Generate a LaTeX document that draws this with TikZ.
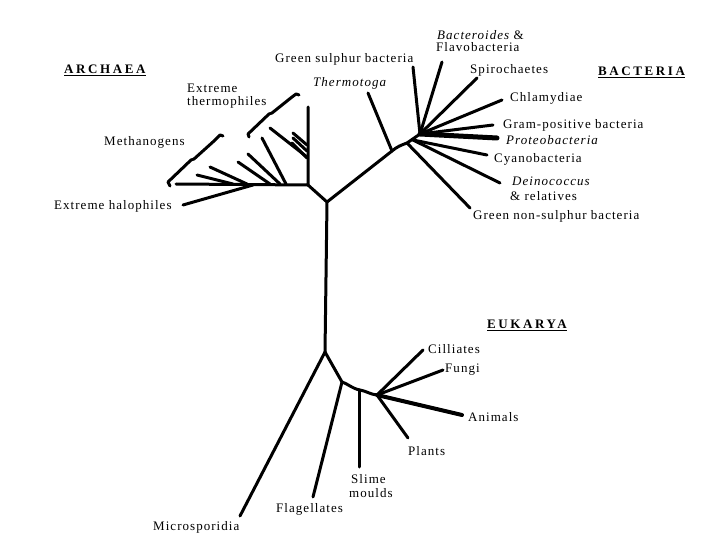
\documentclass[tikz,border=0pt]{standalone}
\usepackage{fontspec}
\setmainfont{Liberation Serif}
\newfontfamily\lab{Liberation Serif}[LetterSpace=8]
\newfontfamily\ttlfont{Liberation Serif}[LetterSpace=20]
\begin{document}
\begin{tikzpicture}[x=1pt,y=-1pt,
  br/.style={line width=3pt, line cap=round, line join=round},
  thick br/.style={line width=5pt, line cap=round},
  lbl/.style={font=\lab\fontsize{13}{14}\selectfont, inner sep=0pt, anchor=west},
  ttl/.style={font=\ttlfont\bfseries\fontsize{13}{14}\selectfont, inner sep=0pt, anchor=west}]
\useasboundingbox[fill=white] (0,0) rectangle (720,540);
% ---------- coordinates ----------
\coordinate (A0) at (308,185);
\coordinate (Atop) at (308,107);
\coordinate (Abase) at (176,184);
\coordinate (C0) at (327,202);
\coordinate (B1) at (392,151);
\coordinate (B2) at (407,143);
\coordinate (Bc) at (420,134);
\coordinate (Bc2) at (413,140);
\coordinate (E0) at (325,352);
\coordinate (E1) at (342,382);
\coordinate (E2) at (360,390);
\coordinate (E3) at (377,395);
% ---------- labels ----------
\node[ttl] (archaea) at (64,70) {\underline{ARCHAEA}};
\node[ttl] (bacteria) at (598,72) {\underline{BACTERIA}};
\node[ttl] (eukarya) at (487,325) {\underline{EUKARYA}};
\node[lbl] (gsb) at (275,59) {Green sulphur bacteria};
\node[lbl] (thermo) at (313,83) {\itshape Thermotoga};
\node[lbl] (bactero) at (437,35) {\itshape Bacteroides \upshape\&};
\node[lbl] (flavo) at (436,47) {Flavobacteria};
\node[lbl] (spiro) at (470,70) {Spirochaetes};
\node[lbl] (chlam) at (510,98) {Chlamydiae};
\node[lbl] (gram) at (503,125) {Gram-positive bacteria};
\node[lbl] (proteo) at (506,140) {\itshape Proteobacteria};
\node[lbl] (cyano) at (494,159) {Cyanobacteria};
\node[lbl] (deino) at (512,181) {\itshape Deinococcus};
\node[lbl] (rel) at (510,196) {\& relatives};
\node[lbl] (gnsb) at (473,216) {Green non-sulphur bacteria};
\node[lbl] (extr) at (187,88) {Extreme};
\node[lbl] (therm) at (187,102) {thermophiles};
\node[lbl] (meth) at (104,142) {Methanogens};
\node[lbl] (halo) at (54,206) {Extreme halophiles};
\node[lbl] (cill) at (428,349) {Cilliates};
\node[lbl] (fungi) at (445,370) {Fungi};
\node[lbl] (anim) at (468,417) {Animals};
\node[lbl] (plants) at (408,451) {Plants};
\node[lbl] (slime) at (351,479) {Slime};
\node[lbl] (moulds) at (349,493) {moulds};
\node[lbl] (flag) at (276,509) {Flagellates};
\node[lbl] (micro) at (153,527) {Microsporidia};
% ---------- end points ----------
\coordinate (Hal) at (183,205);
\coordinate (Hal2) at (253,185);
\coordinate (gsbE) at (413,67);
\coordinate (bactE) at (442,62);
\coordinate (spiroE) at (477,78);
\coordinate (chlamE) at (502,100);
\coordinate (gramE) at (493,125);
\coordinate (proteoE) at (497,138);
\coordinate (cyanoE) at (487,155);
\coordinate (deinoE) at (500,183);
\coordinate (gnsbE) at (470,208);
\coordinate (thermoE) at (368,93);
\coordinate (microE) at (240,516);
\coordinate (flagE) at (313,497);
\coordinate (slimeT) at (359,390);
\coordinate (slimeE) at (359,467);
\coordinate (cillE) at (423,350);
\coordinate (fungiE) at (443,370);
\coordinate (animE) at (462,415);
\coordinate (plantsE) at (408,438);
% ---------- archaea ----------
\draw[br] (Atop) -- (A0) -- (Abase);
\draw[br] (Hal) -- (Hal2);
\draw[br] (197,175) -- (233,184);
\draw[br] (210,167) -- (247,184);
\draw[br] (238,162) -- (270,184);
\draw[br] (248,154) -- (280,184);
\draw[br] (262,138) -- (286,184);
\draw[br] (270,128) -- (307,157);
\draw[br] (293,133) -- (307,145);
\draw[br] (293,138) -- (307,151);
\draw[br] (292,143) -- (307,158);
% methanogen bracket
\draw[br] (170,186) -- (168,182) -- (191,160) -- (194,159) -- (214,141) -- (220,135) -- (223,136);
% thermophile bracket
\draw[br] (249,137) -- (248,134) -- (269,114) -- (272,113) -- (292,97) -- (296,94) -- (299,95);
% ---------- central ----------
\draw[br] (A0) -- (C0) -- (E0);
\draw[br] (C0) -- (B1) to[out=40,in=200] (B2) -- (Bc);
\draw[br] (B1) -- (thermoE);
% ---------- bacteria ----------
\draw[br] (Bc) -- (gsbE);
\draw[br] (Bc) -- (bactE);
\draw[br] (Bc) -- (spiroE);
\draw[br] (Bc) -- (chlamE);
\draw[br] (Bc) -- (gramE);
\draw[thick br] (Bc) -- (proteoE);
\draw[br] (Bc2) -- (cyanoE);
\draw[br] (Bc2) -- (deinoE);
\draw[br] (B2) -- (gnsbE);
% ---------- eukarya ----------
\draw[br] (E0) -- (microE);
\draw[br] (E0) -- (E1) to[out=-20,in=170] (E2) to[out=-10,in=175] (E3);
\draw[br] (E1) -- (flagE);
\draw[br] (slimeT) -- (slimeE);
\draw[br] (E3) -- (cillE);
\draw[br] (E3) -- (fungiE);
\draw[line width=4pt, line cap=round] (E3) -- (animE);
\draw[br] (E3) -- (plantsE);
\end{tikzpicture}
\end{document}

» Your objective
Copy out each line word for word, please, skipping the images.

» Result of the exercise
Generate a LaTeX document that draws this with TikZ.
\documentclass[tikz,border=0pt]{standalone}
\usepackage{fontspec}
\setmainfont{Liberation Serif}
\newfontfamily\lab{Liberation Serif}[LetterSpace=8]
\newfontfamily\ttlfont{Liberation Serif}[LetterSpace=20]
\begin{document}
\begin{tikzpicture}[x=1pt,y=-1pt,
  br/.style={line width=3pt, line cap=round, line join=round},
  thick br/.style={line width=5pt, line cap=round},
  lbl/.style={font=\lab\fontsize{13}{14}\selectfont, inner sep=0pt, anchor=west},
  ttl/.style={font=\ttlfont\bfseries\fontsize{13}{14}\selectfont, inner sep=0pt, anchor=west}]
\useasboundingbox[fill=white] (0,0) rectangle (720,540);
% ---------- coordinates ----------
\coordinate (A0) at (308,185);
\coordinate (Atop) at (308,107);
\coordinate (Abase) at (176,184);
\coordinate (C0) at (327,202);
\coordinate (B1) at (392,151);
\coordinate (B2) at (407,143);
\coordinate (Bc) at (420,134);
\coordinate (Bc2) at (413,140);
\coordinate (E0) at (325,352);
\coordinate (E1) at (342,382);
\coordinate (E2) at (360,390);
\coordinate (E3) at (377,395);
% ---------- labels ----------
\node[ttl] (archaea) at (64,70) {\underline{ARCHAEA}};
\node[ttl] (bacteria) at (598,72) {\underline{BACTERIA}};
\node[ttl] (eukarya) at (487,325) {\underline{EUKARYA}};
\node[lbl] (gsb) at (275,59) {Green sulphur bacteria};
\node[lbl] (thermo) at (313,83) {\itshape Thermotoga};
\node[lbl] (bactero) at (437,35) {\itshape Bacteroides \upshape\&};
\node[lbl] (flavo) at (436,47) {Flavobacteria};
\node[lbl] (spiro) at (470,70) {Spirochaetes};
\node[lbl] (chlam) at (510,98) {Chlamydiae};
\node[lbl] (gram) at (503,125) {Gram-positive bacteria};
\node[lbl] (proteo) at (506,140) {\itshape Proteobacteria};
\node[lbl] (cyano) at (494,159) {Cyanobacteria};
\node[lbl] (deino) at (512,181) {\itshape Deinococcus};
\node[lbl] (rel) at (510,196) {\& relatives};
\node[lbl] (gnsb) at (473,216) {Green non-sulphur bacteria};
\node[lbl] (extr) at (187,88) {Extreme};
\node[lbl] (therm) at (187,102) {thermophiles};
\node[lbl] (meth) at (104,142) {Methanogens};
\node[lbl] (halo) at (54,206) {Extreme halophiles};
\node[lbl] (cill) at (428,349) {Cilliates};
\node[lbl] (fungi) at (445,370) {Fungi};
\node[lbl] (anim) at (468,417) {Animals};
\node[lbl] (plants) at (408,451) {Plants};
\node[lbl] (slime) at (351,479) {Slime};
\node[lbl] (moulds) at (349,493) {moulds};
\node[lbl] (flag) at (276,509) {Flagellates};
\node[lbl] (micro) at (153,527) {Microsporidia};
% ---------- end points ----------
\coordinate (Hal) at (183,205);
\coordinate (Hal2) at (253,185);
\coordinate (gsbE) at (413,67);
\coordinate (bactE) at (442,62);
\coordinate (spiroE) at (477,78);
\coordinate (chlamE) at (502,100);
\coordinate (gramE) at (493,125);
\coordinate (proteoE) at (497,138);
\coordinate (cyanoE) at (487,155);
\coordinate (deinoE) at (500,183);
\coordinate (gnsbE) at (470,208);
\coordinate (thermoE) at (368,93);
\coordinate (microE) at (240,516);
\coordinate (flagE) at (313,497);
\coordinate (slimeT) at (359,390);
\coordinate (slimeE) at (359,467);
\coordinate (cillE) at (423,350);
\coordinate (fungiE) at (443,370);
\coordinate (animE) at (462,415);
\coordinate (plantsE) at (408,438);
% ---------- archaea ----------
\draw[br] (Atop) -- (A0) -- (Abase);
\draw[br] (Hal) -- (Hal2);
\draw[br] (197,175) -- (233,184);
\draw[br] (210,167) -- (247,184);
\draw[br] (238,162) -- (270,184);
\draw[br] (248,154) -- (280,184);
\draw[br] (262,138) -- (286,184);
\draw[br] (270,128) -- (307,157);
\draw[br] (293,133) -- (307,145);
\draw[br] (293,138) -- (307,151);
\draw[br] (292,143) -- (307,158);
% methanogen bracket
\draw[br] (170,186) -- (168,182) -- (191,160) -- (194,159) -- (214,141) -- (220,135) -- (223,136);
% thermophile bracket
\draw[br] (249,137) -- (248,134) -- (269,114) -- (272,113) -- (292,97) -- (296,94) -- (299,95);
% ---------- central ----------
\draw[br] (A0) -- (C0) -- (E0);
\draw[br] (C0) -- (B1) to[out=40,in=200] (B2) -- (Bc);
\draw[br] (B1) -- (thermoE);
% ---------- bacteria ----------
\draw[br] (Bc) -- (gsbE);
\draw[br] (Bc) -- (bactE);
\draw[br] (Bc) -- (spiroE);
\draw[br] (Bc) -- (chlamE);
\draw[br] (Bc) -- (gramE);
\draw[thick br] (Bc) -- (proteoE);
\draw[br] (Bc2) -- (cyanoE);
\draw[br] (Bc2) -- (deinoE);
\draw[br] (B2) -- (gnsbE);
% ---------- eukarya ----------
\draw[br] (E0) -- (microE);
\draw[br] (E0) -- (E1) to[out=-20,in=170] (E2) to[out=-10,in=175] (E3);
\draw[br] (E1) -- (flagE);
\draw[br] (slimeT) -- (slimeE);
\draw[br] (E3) -- (cillE);
\draw[br] (E3) -- (fungiE);
\draw[line width=4pt, line cap=round] (E3) -- (animE);
\draw[br] (E3) -- (plantsE);
\end{tikzpicture}
\end{document}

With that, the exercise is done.